Tutorial 4

1:45 – 5:30pm, Monday, September 2009

Lithium Batteries—The next Generation of Power Source for Vehicles 

X. Q. Yang, K. W. Nam, H. S. Lee, and J. McBreen
Brookhaven National Lab. Upton, NY11973, USA

The application of lithium-ion batteries have expanded rapidly into cell phones, notebook computers, and consumer electronics.  However, in order to meet the great challenge as power source for electric and hybrid electric vehicles (EV and HEV), better lithium-ion batteries with lower cost, longer cycling life, and improved safety characteristics need to be developed.

In this tutorial we will present

·                  the basic chemistry,

·                  working mechanism,

·                  current state of art materials for

°         cathode,

°         anode, and

°         electrolytes

The new materials under development and their advantages and disadvantages in comparison with the current ones will be discussed.  The comparison between the lithium-ion batteries and the Nickel-metal hydride batteries, which is currently being used in most HEVs will be given.   Some market overview and the development outlook in US, Japan and China will also be presented. 

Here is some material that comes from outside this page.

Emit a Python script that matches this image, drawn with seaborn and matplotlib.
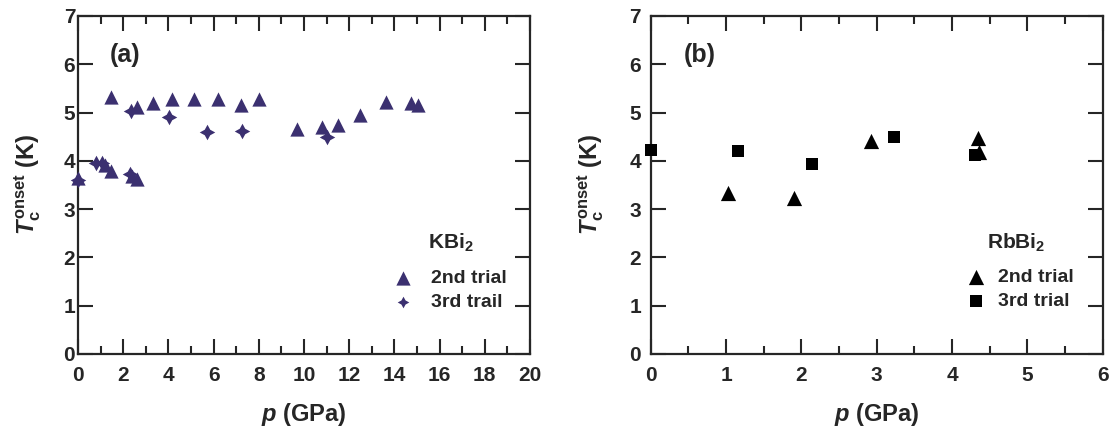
import numpy as np
import pandas as pd
import matplotlib
matplotlib.use("Agg")
import matplotlib.pyplot as plt
from matplotlib.ticker import MultipleLocator
import seaborn as sns

#------------------------------ data ------------------------------#

# (a) KBi2
kbi2_p_2nd = [0.0, 1.2, 1.45, 1.45, 2.4, 2.6, 2.6, 3.33, 4.14, 5.13, 6.21, 7.2, 8.0,
              9.67, 10.8, 11.5, 12.48, 13.63, 14.72, 15.06]
kbi2_t_2nd = [3.64, 3.92, 5.33, 3.78, 3.69, 5.12, 3.63, 5.19, 5.29, 5.27, 5.28, 5.15, 5.27,
              4.65, 4.69, 4.75, 4.94, 5.22, 5.19, 5.15]
kbi2_p_3rd = [0.0, 0.8, 1.05, 2.3, 2.35, 4.01, 5.69, 7.27, 11.0]
kbi2_t_3rd = [3.6, 3.96, 3.95, 3.72, 5.03, 4.91, 4.6, 4.62, 4.5]

# (b) RbBi2
rbbi2_p_2nd = [1.02, 1.9, 2.92, 4.34, 4.36]
rbbi2_t_2nd = [3.33, 3.22, 4.42, 4.48, 4.19]
rbbi2_p_3rd = [0.0, 1.16, 2.14, 3.23, 4.31]
rbbi2_t_3rd = [4.23, 4.21, 3.94, 4.49, 4.12]

purple = '#3B3070'

#------------------------------ style ------------------------------#

sns.set_style('ticks')
plt.rcParams['font.family'] = ['Liberation Sans', 'DejaVu Sans']
plt.rcParams['font.weight'] = 'bold'
plt.rcParams['mathtext.fontset'] = 'custom'
plt.rcParams['mathtext.rm'] = 'Liberation Sans:bold'
plt.rcParams['mathtext.it'] = 'Liberation Sans:bold:italic'
plt.rcParams['mathtext.bf'] = 'Liberation Sans:bold'

fig = plt.figure(figsize=(11.16, 4.37), dpi=100)
ax_a = fig.add_axes([0.0699, 0.19, 0.4050, 0.7735])
ax_b = fig.add_axes([0.5831, 0.19, 0.4050, 0.7735])

df_a2 = pd.DataFrame({'p': kbi2_p_2nd, 'T': kbi2_t_2nd})
df_a3 = pd.DataFrame({'p': kbi2_p_3rd, 'T': kbi2_t_3rd})
df_b2 = pd.DataFrame({'p': rbbi2_p_2nd, 'T': rbbi2_t_2nd})
df_b3 = pd.DataFrame({'p': rbbi2_p_3rd, 'T': rbbi2_t_3rd})

star4 = (4, 1, 0)  # 4-pointed star for the "3rd trail" points

sns.scatterplot(data=df_a2, x='p', y='T', ax=ax_a, marker='^', s=105, color=purple,
                linewidth=0, clip_on=False, zorder=3, label='2nd trial')
sns.scatterplot(data=df_a3, x='p', y='T', ax=ax_a, marker=star4, s=125, color=purple,
                linewidth=0, clip_on=False, zorder=3, label='3rd trail')

sns.scatterplot(data=df_b2, x='p', y='T', ax=ax_b, marker='^', s=120, color='black',
                linewidth=0, clip_on=False, zorder=3, label='2nd trial')
sns.scatterplot(data=df_b3, x='p', y='T', ax=ax_b, marker='s', s=80, color='black',
                linewidth=0, clip_on=False, zorder=3, label='3rd trial')


def style_axes(ax, xmax, xmajor, xminor, ypad, ylab_x):
    ax.set_xlim(0, xmax)
    ax.set_ylim(0, 7)
    ax.xaxis.set_major_locator(MultipleLocator(xmajor))
    ax.xaxis.set_minor_locator(MultipleLocator(xminor))
    ax.yaxis.set_major_locator(MultipleLocator(1))
    for s in ax.spines.values():
        s.set_visible(True)
        s.set_linewidth(1.6)
    ax.tick_params(axis='both', which='both', direction='in', top=True, right=True,
                   width=1.5, labelsize=15)
    ax.tick_params(axis='x', which='major', length=11, pad=9)
    ax.tick_params(axis='x', which='minor', length=6)
    ax.tick_params(axis='y', which='major', length=11, pad=ypad)
    for lab in ax.get_xticklabels() + ax.get_yticklabels():
        lab.set_fontweight('bold')
    ax.set_xlabel(r'$p$ (GPa)', fontsize=17, fontweight='bold')
    ax.set_ylabel(r'$T_\mathrm{c}^\mathrm{onset}$ (K)', fontsize=17, fontweight='bold')
    ax.xaxis.set_label_coords(0.5, -0.14)
    ax.yaxis.set_label_coords(ylab_x, 0.5)


style_axes(ax_a, 20, 2, 1, 2, -0.077)
style_axes(ax_b, 6, 1, 0.5, 7, -0.100)

ax_a.text(2.1, 6.2, '(a)', fontsize=18, fontweight='bold', ha='center', va='center')
ax_b.text(0.65, 6.2, '(b)', fontsize=18, fontweight='bold', ha='center', va='center')

ax_a.text(16.5, 2.3, r'KBi$_\mathrm{2}$', fontsize=15, fontweight='bold', ha='center', va='center')
ax_b.text(4.85, 2.3, r'RbBi$_\mathrm{2}$', fontsize=15, fontweight='bold', ha='center', va='center')

leg_a = ax_a.legend(loc='upper left', bbox_to_anchor=(0.676, 0.272), frameon=False,
                    handletextpad=0.84, labelspacing=0.33, borderaxespad=0,
                    handlelength=1.2, prop={'weight': 'bold', 'size': 14})
# the star looks smaller in the original legend
leg_a.legend_handles[1].set_sizes([70])
ax_b.legend(loc='upper left', bbox_to_anchor=(0.676, 0.275), frameon=False,
            handletextpad=0.53, labelspacing=0.3, borderaxespad=0,
            handlelength=1.2, prop={'weight': 'bold', 'size': 14})

fig.savefig('out.png', dpi=100)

Biography: Dr. Xiao-Qing Yang is a material scientist and PI for the Applied Battery Research for Transportation (ABRT) and Batteries for Advanced Transportation Technologies (BATT) projects at BNL funded by the Office of Vehicle Technologies, EE&RE, U.S. Department of Energy (USDOE).  The goals of these projects include synthesis and characterization of new cathode, anode, and electrolyte materials with improved calendar and cycling life, better abuse tolerance for lithium batteries.  Together with his colleagues at Brookhaven National Lab., he has developed several new synchrotron based x-ray techniques to do in situ characterization of battery materials.  Using these techniques, many new structures, new phase transitions, and new observations about the structural changes of battery materials during charge-discharge cycling and under other operating conditions have been reported by his research group. He and his co-workers has also designed, synthesized, and characterized several families of new boron based compounds as anion receptors.  When used as additives, these new compounds can increase the solubility of LiF salt in organic solvents by several orders of magnitude, which opened up a new approach in developing electrolytes for high voltage electrolytes for lithium-ion batteries.  Several US patents had been awarded. 

Dr. Yang’s research on lithium battery materials is well recognized internationally.  He has been invited to give presentations at international conferences and world class institutions, such as Paul Scherrer Institute in Switzerland; Argonne National Laboratory in US; and industrial companies such as Sony and Panasonic in Japan, Samsung and LG Chem. in Korea; Institute of Physics, Chinese Academy of Sciences and Tsinghua University in China.

Dr. Yang organized and co-organized several international conferences, such as IBA2007 in Shenzhen and CIBF2006 in Beijing.  He is one of the organizers and the general secretary for the 14^th International meeting of Lithium Battery (14^th IMLB) in Tianjin, China, June 22, 2008.  Dr. Yang was elected as a member of the board of directors of the International Battery Materials Associate (IBA) in December of 2008.

Dr. Yang received his Ph. D. in physics in 1986 from University of Florida and worked as post-doc research associate at Brookhaven National Lab. from 1986 to 1988.  He was promoted to assistant scientist in 1988, associate scientist in 1990, and scientist in 1993.  He is a group leader of energy storage research in Chemistry Department of BNL now working on the synthesis and characterization of lithium battery materials for EV, HEV, and PHEV. Honorable Positions include Guest Professor, Department of Physics, Wuhan University; Science advisor, Tianjin Power Source Institute; Associated chief editor, Chinese Journal of Power Sources.